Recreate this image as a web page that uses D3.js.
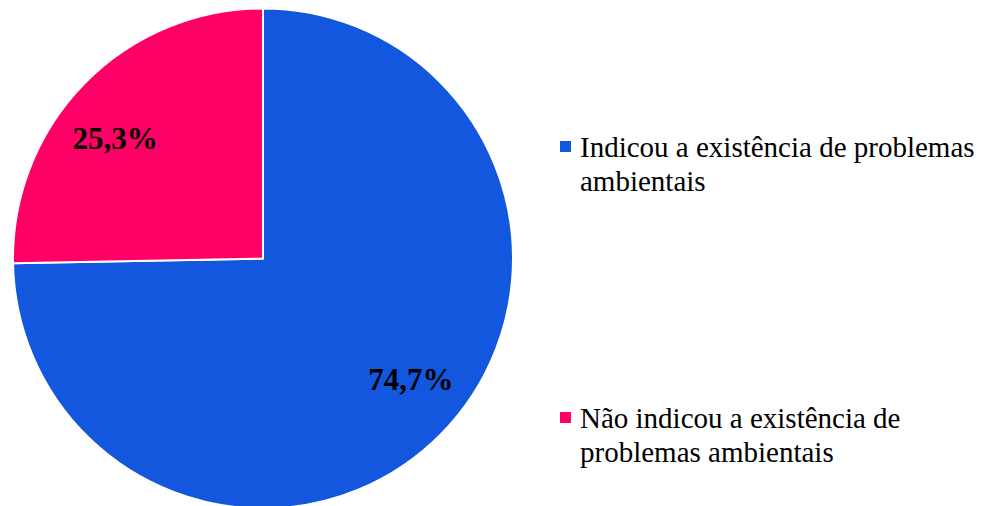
<!DOCTYPE html>
<html><head><meta charset="utf-8">
<script src="https://cdn.jsdelivr.net/npm/d3@7"></script>
<style>html,body{margin:0;padding:0;background:#fff;}svg{display:block;}</style>
</head><body>
<svg id="chart" width="986" height="506"></svg>
<script>
const categories = ["Indicou a existência de problemas ambientais", "Não indicou a existência de problemas ambientais"];
const legendLines = [["Indicou a existência de problemas", "ambientais"], ["Não indicou a existência de", "problemas ambientais"]];
const values = [74.7, 25.3];
const labels = ["74,7%", "25,3%"];
const colors = ["#1357DF", "#FF0066"];

const svg = d3.select("#chart");
const cx = 263, cy = 258.5, r = 250;
const g = svg.append("g").attr("transform", `translate(${cx},${cy})`);
const pie = d3.pie().sort(null).value(d => d)(values);
const arc = d3.arc().innerRadius(0).outerRadius(r);
g.selectAll("path").data(pie).join("path")
  .attr("d", arc).attr("fill", (d,i) => colors[i])
  .attr("stroke", "#fff").attr("stroke-width", 2);

const labelR = 191, rot = -0.09;
g.selectAll("text.lbl").data(pie).join("text").attr("class","lbl")
  .attr("x", d => labelR * Math.sin((d.startAngle + d.endAngle)/2 + rot))
  .attr("y", d => -labelR * Math.cos((d.startAngle + d.endAngle)/2 + rot) + 11)
  .attr("text-anchor", "middle")
  .attr("font-family", "'Liberation Serif','Times New Roman',serif")
  .attr("font-weight", "bold").attr("font-size", 31).attr("fill", "#000")
  .text((d,i) => labels[i]);

const legY = [157, 428];
const leg = svg.append("g");
categories.forEach((c, i) => {
  leg.append("rect").attr("x", 560).attr("y", legY[i] - 16).attr("width", 11).attr("height", 11).attr("fill", colors[i]);
  const t = leg.append("text").attr("x", 580).attr("y", legY[i])
    .attr("font-family", "'Liberation Serif','Times New Roman',serif")
    .attr("font-size", 29).attr("fill", "#000");
  legendLines[i].forEach((ln, j) => {
    t.append("tspan").attr("x", 580).attr("y", legY[i] + j * 34).text(ln);
  });
});
</script>
</body></html>
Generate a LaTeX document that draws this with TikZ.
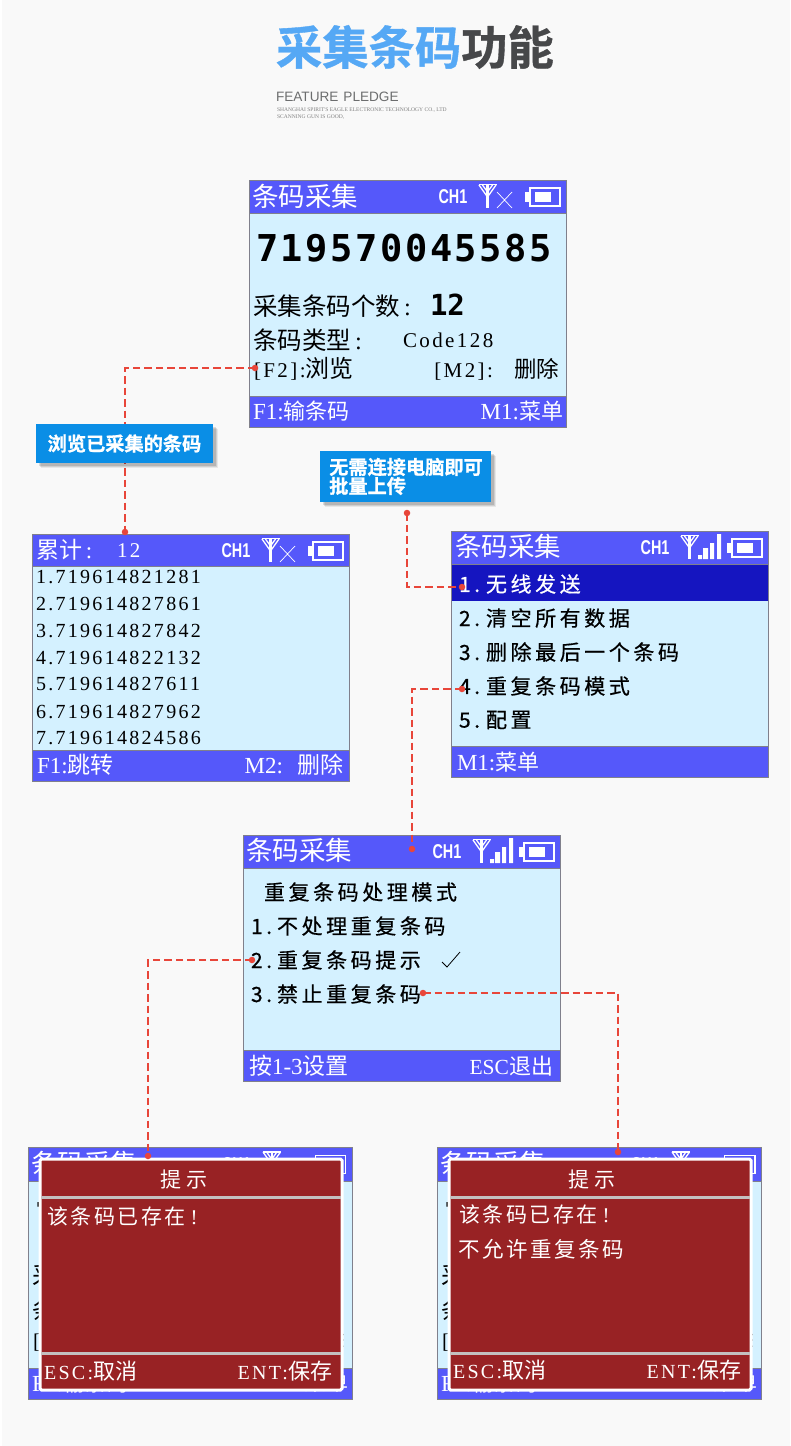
\documentclass[tikz,border=0pt]{standalone}
\usepackage{fontspec}
\usepackage{graphicx}
\usetikzlibrary{shadows}
\setmainfont{Liberation Serif}
\newfontfamily\cjk{Noto Sans CJK SC}
\newfontfamily\cjkw[LetterSpace=17,FakeBold=.6]{Noto Sans CJK SC}
\newfontfamily\cjkd[LetterSpace=12]{Noto Sans CJK SC}
\newfontfamily\cjkt[FakeBold=.8]{Noto Sans CJK SC Bold}
\newfontfamily\ser{Liberation Serif}
\newfontfamily\serw[LetterSpace=11.5]{Liberation Serif}
\newfontfamily\mono{DejaVu Sans Mono}
\newfontfamily\monow[LetterSpace=7]{DejaVu Sans Mono}
\newfontfamily\sans{Liberation Sans}
\newcommand{\fs}[1]{\fontsize{#1}{#1}\selectfont}
\definecolor{pagebg}{HTML}{F9F9F9}
\definecolor{hdrc}{HTML}{5558FA}
\definecolor{bodyc}{HTML}{D4F1FF}
\definecolor{framec}{HTML}{80808C}
\definecolor{hilite}{HTML}{1515C0}
\definecolor{dlgc}{HTML}{982224}
\definecolor{sepc}{HTML}{C4C0C0}
\definecolor{linkc}{HTML}{E8463A}
\definecolor{callc}{HTML}{0A8EE6}
\definecolor{titleb}{HTML}{55A8F5}
\definecolor{titled}{HTML}{47484A}
\tikzset{
  txt/.style={inner sep=0pt,outer sep=0pt,anchor=west,text=black},
  wtxt/.style={txt,text=white},
  etxt/.style={inner sep=0pt,outer sep=0pt,anchor=east,text=white},
  scrbody/.style={fill=bodyc,inner sep=0pt,outer sep=0pt,anchor=north west},
  scrline/.style={draw=framec,line width=1pt},
  conn/.style={draw=linkc,line width=1.8pt,dash pattern=on 7.5pt off 4pt},
  dotn/.style={circle,fill=linkc,inner sep=0pt,minimum size=6.5pt,outer sep=0pt},
  callout/.style={fill=callc,inner sep=0pt,outer sep=0pt,anchor=north west,text=white,
    font=\cjkt\fs{19},
    general shadow={shadow xshift=5pt,shadow yshift=-5pt,fill=black,opacity=.07},
    general shadow={shadow xshift=4pt,shadow yshift=-4pt,fill=black,opacity=.1},
    general shadow={shadow xshift=2.5pt,shadow yshift=-2.5pt,fill=black,opacity=.12}},
  dlg/.style={fill=dlgc,draw=white,line width=3pt,rounded corners=1.5pt,inner sep=0pt,outer sep=0pt,anchor=north west},
  iconw/.style={draw=white,line width=1.3pt}
}
% frame: name, x, y, w, h, header bottom, footer top
\newcommand{\scrframe}[7]{%
  \node[scrbody,minimum width=#4pt,minimum height=#5pt] (#1) at (0,0) {};
  \fill[hdrc] (0,0) rectangle (#4,#6);
  \fill[hdrc] (0,#7) rectangle (#4,#5);
  \draw[scrline] (0,#6) -- (#4,#6) (0,#7) -- (#4,#7);
  \draw[scrline] (#1.north west) rectangle (#1.south east);
}
\newcommand{\chicon}[1]{%
  \node[inner sep=0pt,text=white] (#1ch) at (204,17) {\sans\bfseries\fs{20}\scalebox{.72}[1]{CH1}};
  \draw[iconw,line width=1.8pt] (229.5,4.5) -- (247.5,4.5);
  \draw[iconw,line width=2.4pt] (238.5,4.5) -- (238.5,28);
  \draw[iconw] (230,5) -- (238.5,17) -- (247,5) (233.5,5) -- (238.5,12) -- (243.5,5);
  \draw[iconw] (281,8) rectangle (311,26);
  \fill[white] (286,12) rectangle (302,22);
  \fill[white] (276,12) rectangle (280,22);
}
\newcommand{\nosignal}{\draw[white,line width=.7pt] (248,12) -- (263,28) (263,12) -- (248,28);}
\newcommand{\bars}{\fill[white] (247,24) rectangle (251,28) (252,17) rectangle (257,28) (259,12) rectangle (263,28) (266,3) rectangle (270,28);}
% home screen contents
\newcommand{\homecontent}[1]{%
  \node[wtxt,font=\cjk\fs{26.5}] (#1title) at (3,16) {条码采集};
  \chicon{#1}\nosignal
  \node[txt,font=\monow\bfseries\fs{37}] (#1num) at (7,68) {719570045585};
  \node[txt,font=\cjk\fs{24.5}] (#1count) at (4,126) {采集条码个数\ser\,:};
  \node[txt,font=\mono\bfseries\fs{29}] (#1twelve) at (181,125) {12};
  \node[txt,font=\cjk\fs{24.5}] (#1type) at (4,160) {条码类型\ser\,:};
  \node[txt,font=\serw\fs{21}] (#1code) at (154,160) {Code128};
  \node[txt,font=\serw\fs{21}] (#1browse) at (5,189) {[F2]:\cjk\fs{24}浏览};
  \node[txt,font=\serw\fs{21},anchor=east] (#1del) at (310,189) {[M2]:\hspace{21pt}\cjk\fs{22.5}删除};
  \node[wtxt,font=\ser\fs{23}] (#1f1) at (4,231) {F1:\cjk\fs{22}输条码};
  \node[etxt,font=\ser\fs{23}] (#1m1) at (314,231) {M1:\cjk\fs{22}菜单};
}
\begin{document}
\begin{tikzpicture}[x=1pt,y=-1pt]
\useasboundingbox (0,0) rectangle (790,1446);
\fill[white] (0,0) rectangle (790,1446);
\fill[pagebg] (2,0) rectangle (790,1445.5);

% title
\node[txt,font=\cjkt\fs{46.3}] (title) at (276,47) {\textcolor{titleb}{采集条码}\textcolor{titled}{功能}};
\node[txt,text=titled!80,font=\sans\fs{13.6}] (feature) at (276,97) {FEATURE\hspace{5pt}PLEDGE};
\node[txt,text=gray,font=\ser\fs{5.55}] (sub1) at (277,110.5) {SHANGHAI SPIRIT'S EAGLE ELECTRONIC TECHNOLOGY CO., LTD};
\node[txt,text=gray,font=\ser\fs{5.55}] (sub2) at (277,117) {SCANNING GUN IS GOOD,};

% screen 1
\begin{scope}[shift={(249,180)}]
  \scrframe{sa}{249}{180}{317}{247}{33}{216}
  \homecontent{a}
\end{scope}

% screen 2: list
\begin{scope}[shift={(32,534)}]
  \scrframe{sb}{32}{534}{317}{247}{32}{216}
  \chicon{b}\nosignal
  \node[wtxt,font=\cjk\fs{23}] (btitle) at (4,16) {累计\ser\,:};
  \node[wtxt,font=\serw\fs{21}] (bcnt) at (85,17) {12};
  \node[txt,font=\serw\fs{20}] (bl1) at (4,43) {1.719614821281};
  \node[txt,font=\serw\fs{20}] (bl2) at (4,70) {2.719614827861};
  \node[txt,font=\serw\fs{20}] (bl3) at (4,97) {3.719614827842};
  \node[txt,font=\serw\fs{20}] (bl4) at (4,124) {4.719614822132};
  \node[txt,font=\serw\fs{20}] (bl5) at (4,150) {5.719614827611};
  \node[txt,font=\serw\fs{20}] (bl6) at (4,178) {6.719614827962};
  \node[txt,font=\serw\fs{20}] (bl7) at (4,204) {7.719614824586};
  \node[wtxt,font=\ser\fs{23}] (bf) at (5,231) {F1:\cjk\fs{23}跳转};
  \node[etxt,font=\ser\fs{23}] (bm) at (311,231) {M2:\hspace{14pt}\cjk\fs{23}删除};
\end{scope}

% screen 3: menu
\begin{scope}[shift={(451,531)}]
  \scrframe{sc}{451}{531}{317}{246}{33}{215}
  \fill[hilite] (0.5,34) rectangle (316.5,70);
  \node[wtxt,font=\cjk\fs{26.5}] (ctitle) at (4,15) {条码采集};
  \chicon{c}\bars
  \node[wtxt,font=\cjkw\fs{21}] (c1) at (8,53) {\makebox[27pt][l]{\fs{21}1.}无线发送};
  \node[txt,font=\cjkw\fs{21}] (c2) at (8,87) {\makebox[27pt][l]{\fs{21}2.}清空所有数据};
  \node[txt,font=\cjkw\fs{21}] (c3) at (8,121) {\makebox[27pt][l]{\fs{21}3.}删除最后一个条码};
  \node[txt,font=\cjkw\fs{21}] (c4) at (8,155) {\makebox[27pt][l]{\fs{21}4.}重复条码模式};
  \node[txt,font=\cjkw\fs{21}] (c5) at (8,189) {\makebox[27pt][l]{\fs{21}5.}配置};
  \node[wtxt,font=\ser\fs{23}] (cf) at (6,231) {M1:\cjk\fs{22}菜单};
\end{scope}

% screen 4: duplicate mode
\begin{scope}[shift={(243,835)}]
  \scrframe{sd}{243}{835}{317}{246}{33}{215}
  \node[wtxt,font=\cjk\fs{26.5}] (dtitle) at (3,15) {条码采集};
  \chicon{d}\bars
  \node[txt,font=\cjkw\fs{21}] (dhead) at (21,57) {重复条码处理模式};
  \node[txt,font=\cjkw\fs{21}] (d1) at (8,91) {\makebox[26pt][l]{\fs{21}1.}不处理重复条码};
  \node[txt,font=\cjkw\fs{21}] (d2) at (8,125) {\makebox[26pt][l]{\fs{21}2.}重复条码提示};
  \node[txt,font=\cjkw\fs{21}] (d3) at (8,159) {\makebox[26pt][l]{\fs{21}3.}禁止重复条码};
  \draw[black,line width=.8pt] (199,127) -- (204,132) -- (217,117);
  \node[wtxt,font=\cjk\fs{23}] (df) at (6,231) {按\ser 1-3\cjk 设置};
  \node[etxt,font=\ser\fs{21.5}] (dm) at (310,231) {ESC{\cjk\fs{22}退出}};
\end{scope}

% screen 5
\begin{scope}[shift={(28,1147)}]
  \scrframe{se}{28}{1147}{324}{252}{34}{221}
  \begin{scope}[xscale=1.022,yscale=1.02]
    \homecontent{e}
  \end{scope}
\end{scope}
\node[dlg,minimum width=302pt,minimum height=231pt] (dle) at (40,1159) {};
\draw[sepc,line width=3pt] (41,1197) -- (341,1197) (41,1353) -- (341,1353);
\node[inner sep=0pt,text=white,font=\cjkd\fs{21}] (dlehead) at (184,1180) {提\hspace{5pt}示};
\node[wtxt,font=\cjkd\fs{21}] (dlemsg) at (47,1216) {该条码已存在\hspace{5pt}\ser !};
\node[wtxt,font=\serw\fs{20}] (dleesc) at (44,1371) {ESC:\cjk\fs{22}取消};
\node[etxt,font=\serw\fs{20}] (dleent) at (332,1371) {ENT:\cjk\fs{22}保存};

% screen 6
\begin{scope}[shift={(437,1147)}]
  \scrframe{sf}{437}{1147}{324}{252}{34}{221}
  \begin{scope}[xscale=1.022,yscale=1.02]
    \homecontent{f}
  \end{scope}
\end{scope}
\node[dlg,minimum width=302pt,minimum height=231pt] (dlf) at (449,1159) {};
\draw[sepc,line width=3pt] (450,1197) -- (750,1197) (450,1353) -- (750,1353);
\node[inner sep=0pt,text=white,font=\cjkd\fs{21}] (dlfhead) at (592,1180) {提\hspace{5pt}示};
\node[wtxt,font=\cjkd\fs{21}] (dlfmsg) at (459,1214) {该条码已存在\hspace{5pt}\ser !};
\node[wtxt,font=\cjkd\fs{21.5}] (dlfmsg2) at (458,1249) {不允许重复条码};
\node[wtxt,font=\serw\fs{20}] (dlfesc) at (453,1370) {ESC:\cjk\fs{22}取消};
\node[etxt,font=\serw\fs{20}] (dlfent) at (741,1370) {ENT:\cjk\fs{22}保存};

% connectors
\node[dotn] (l1a) at (255,368) {};
\node[dotn] (l1b) at (125,532) {};
\draw[conn] (l1a.center) -| (l1b.center);
\node[dotn] (l2a) at (407,513) {};
\node[dotn] (l2b) at (462,587) {};
\draw[conn] (l2a.center) |- (l2b.center);
\node[dotn] (l3a) at (462,689) {};
\node[dotn] (l3b) at (412,849) {};
\draw[conn] (l3a.center) -| (l3b.center);
\node[dotn] (l4a) at (252,960) {};
\node[dotn] (l4b) at (148,1156) {};
\draw[conn] (l4a.center) -| (l4b.center);
\node[dotn] (l5a) at (423,993) {};
\node[dotn] (l5b) at (618,1152) {};
\draw[conn] (l5a.center) -| (l5b.center);

% callouts
\node[callout,minimum width=177pt,minimum height=39pt] (ca) at (36,424) {\fs{19.2}浏览已采集的条码};
\node[callout,minimum width=171pt,minimum height=51pt] (cb) at (320,451) {};
\node[inner sep=0pt,anchor=west,text=white,font=\cjkt\fs{19.2}] (cbt1) at (329,467) {无需连接电脑即可};
\node[inner sep=0pt,anchor=west,text=white,font=\cjkt\fs{19.2}] (cbt2) at (329,486) {批量上传};
\end{tikzpicture}
\end{document}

WORK TO COMPLETE ->
Only lines with the word "that" are wanted, so copy each one from the records.

EXERCISE OUTPUT ->
Recreate this image as a web page that uses D3.js.
Generate a LaTeX document that draws this with TikZ.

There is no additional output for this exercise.